Bengel, qui est du nombre, pense que le Maître dont il s'agit, c'est Dieu le Père, en présence duquel ses enfants sont tous frères. Cette interprétation est tout à fait en harmonie avec le verset 9.

23.9 Et n'appelez personne sur la terre votre père ; car un seul est votre Père, celui qui est dans les cieux.
  Le titre de père, pris dans un sens moral spirituel, est plus élevé encore que celui de maître et indique une plus grande dépendance à l'égard de celui à qui il est attribué.

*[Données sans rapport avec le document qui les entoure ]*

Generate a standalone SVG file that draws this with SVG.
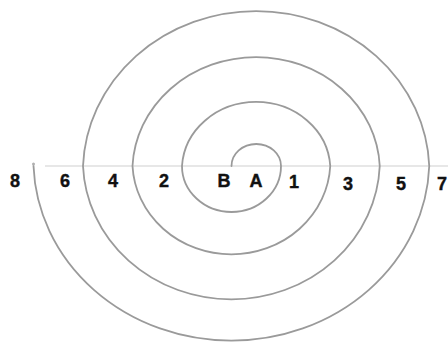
<svg xmlns="http://www.w3.org/2000/svg" width="448" height="357" viewBox="0 0 448 357">
<style>
.lbl{font-family:"Liberation Sans",Arial,sans-serif;font-weight:bold;font-size:18px;fill:#111;stroke:#111;stroke-width:0.4;text-anchor:middle}
.spiral{fill:none;stroke:#9a9a9a;stroke-width:1.8;stroke-linecap:round}
.axis{stroke:#cfcfcf;stroke-width:1}
</style>
<rect width="448" height="357" fill="#fff"/>
<g id="connectors">
<line class="axis" x1="45" y1="166" x2="448" y2="166"/>
<path class="spiral" d="M231.5,166 A24.75,22 0 0 1 281,166 A49.5,46 0 0 1 182,166 A74.25,68 0 0 1 330.25,166 A99,93 0 0 1 132.5,166 A123.75,114 0 0 1 379.75,166 A148.5,139 0 0 1 83,166 A173.25,161 0 0 1 429.25,166 A198,181 0 0 1 33.5,166"/>
<circle cx="33.5" cy="164" r="1.5" fill="#b0b0b0"/>
</g>
<g id="label-8"><text class="lbl" x="15" y="187">8</text></g>
<g id="label-6"><text class="lbl" x="65" y="187">6</text></g>
<g id="label-4"><text class="lbl" x="113" y="187">4</text></g>
<g id="label-2"><text class="lbl" x="164" y="187">2</text></g>
<g id="label-B"><text class="lbl" x="224" y="187">B</text></g>
<g id="label-A"><text class="lbl" x="256" y="187">A</text></g>
<g id="label-1"><text class="lbl" x="294" y="188">1</text></g>
<g id="label-3"><text class="lbl" x="348" y="190">3</text></g>
<g id="label-5"><text class="lbl" x="401" y="190">5</text></g>
<g id="label-7"><text class="lbl" x="442" y="190">7</text></g>
</svg>
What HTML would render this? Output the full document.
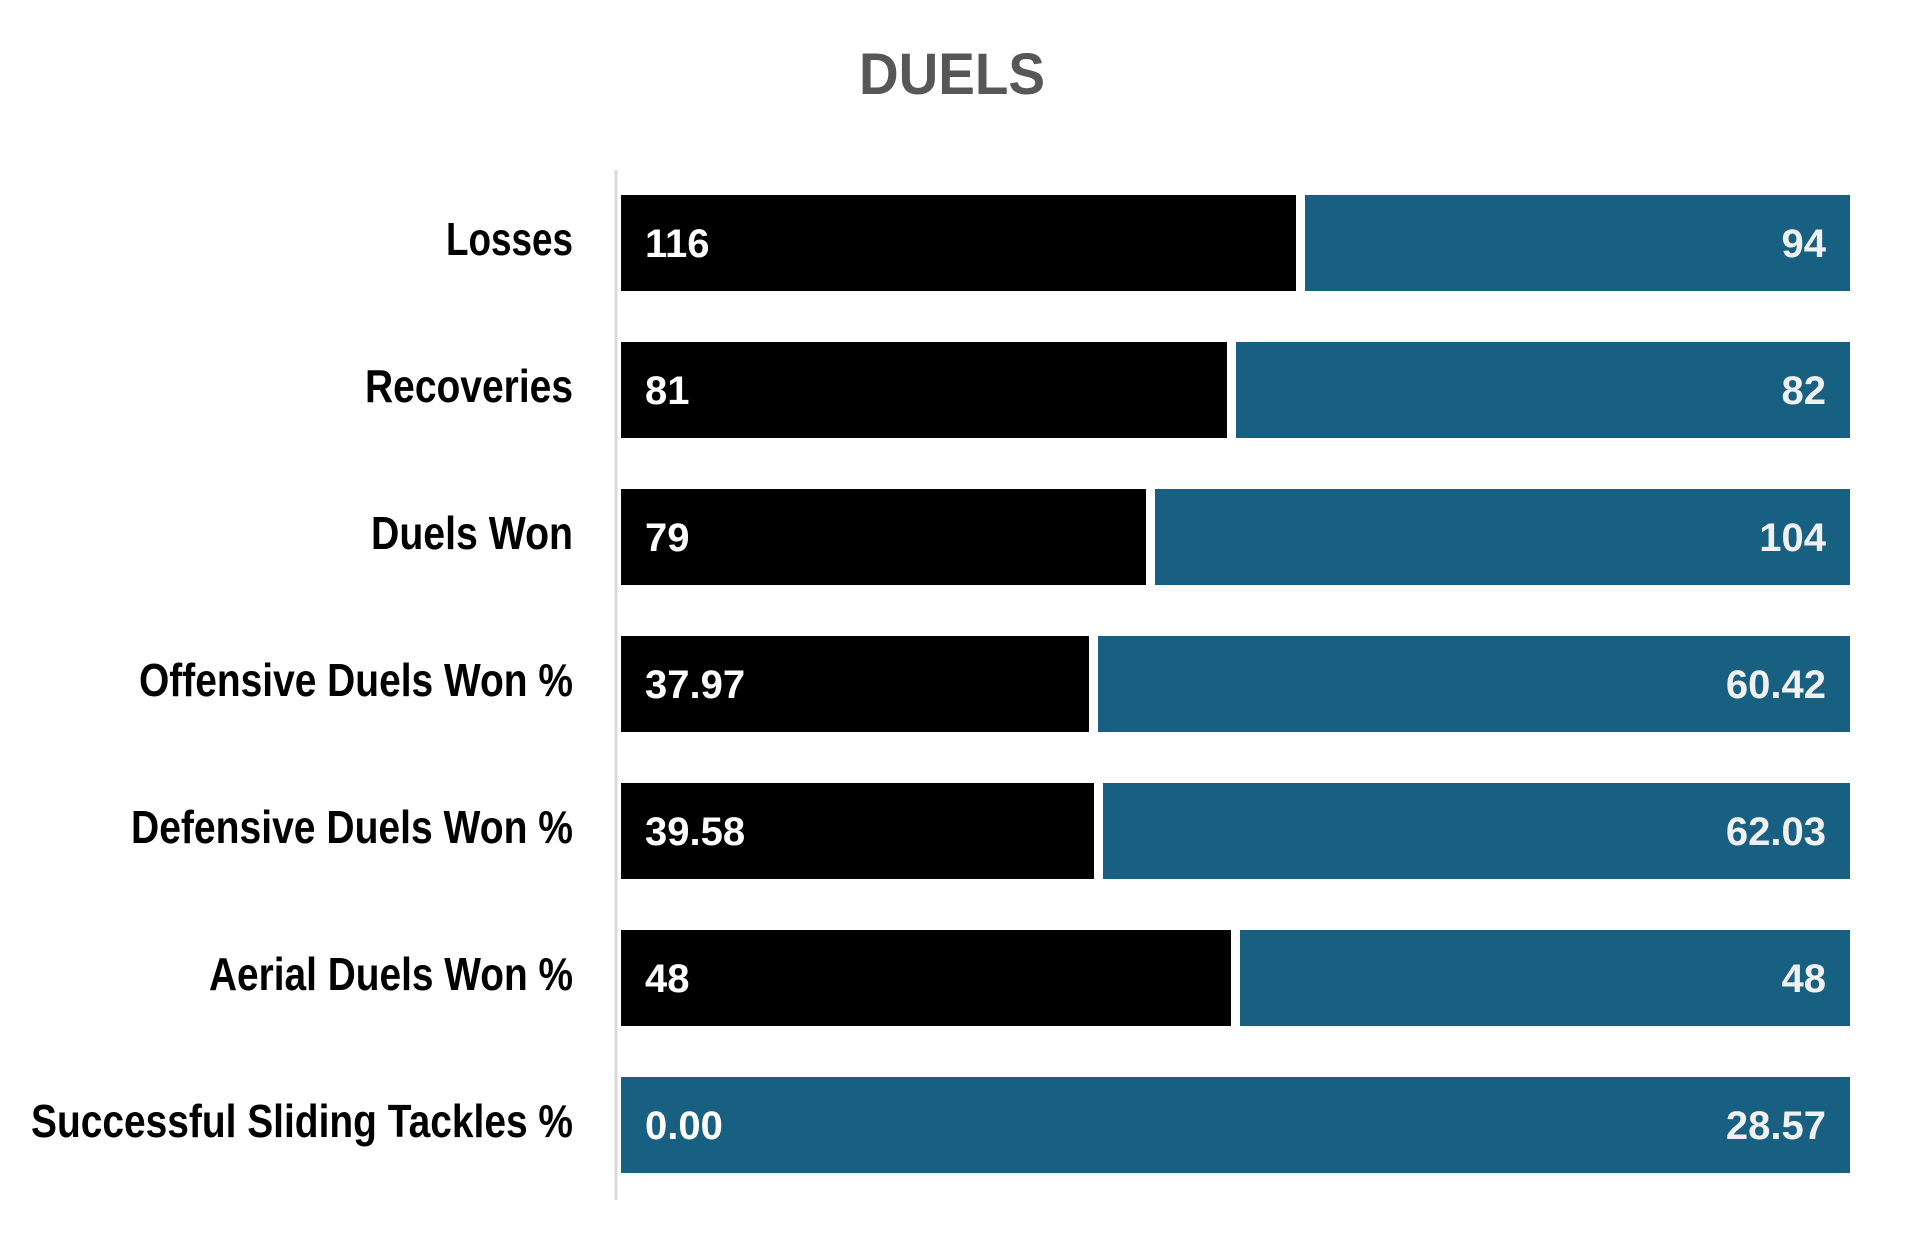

La raison de cette défense est admirablement exprimée par ce contraste : votre Père sur la terre, votre Père dans les cieux.

23.10 Et ne vous faites point appeler directeurs, car un seul est votre Directeur, le Christ.
  Si Dieu seul est le Père de ceux qu'il engendre par son Esprit pour une vie nouvelle, Christ seul est le directeur de ceux qu'il conduit par sa parole et par son exemple dans les voies de cette vie nouvelle. Tous ces titres : maître, père, directeur, ne font, appliqués à des hommes, que dérober à Dieu et à son Christ la gloire qui leur appartient. C'est par là que se fondent les partis et les sectes.

On se demande comment, en présence de paroles si claires et si précises, ces signes d'adulation humaine ont pu s'introduire dans l'Eglise chrétienne aussi bien que jadis parmi les Juifs. Il faut remarquer pourtant que les titres de maître ou docteur ont un sens tout autre, et légitime quand ils n'indiquent qu'une profession, une charge, par exemple le droit d'enseigner dans les établissements d'instruction publique ou dans l'Eglise. (Ephésiens 4.11)

23.11 Mais le plus grand d'entre vous sera votre serviteur ;
  voir Matthieu 20.26,27.
23.12 et quiconque s'élèvera sera abaissé, et quiconque s'abaissera sera élevé.
  Grec : "quiconque s'élèvera sera humilié : quiconque s'humiliera sera élevé." Luc 14.11 ; 18.14.

Par la petitesse à la grandeur, par l'humiliation à la gloire, telle est la voie du royaume de Dieu, celle que le Maître a suivie, la seule possible pour ses disciples.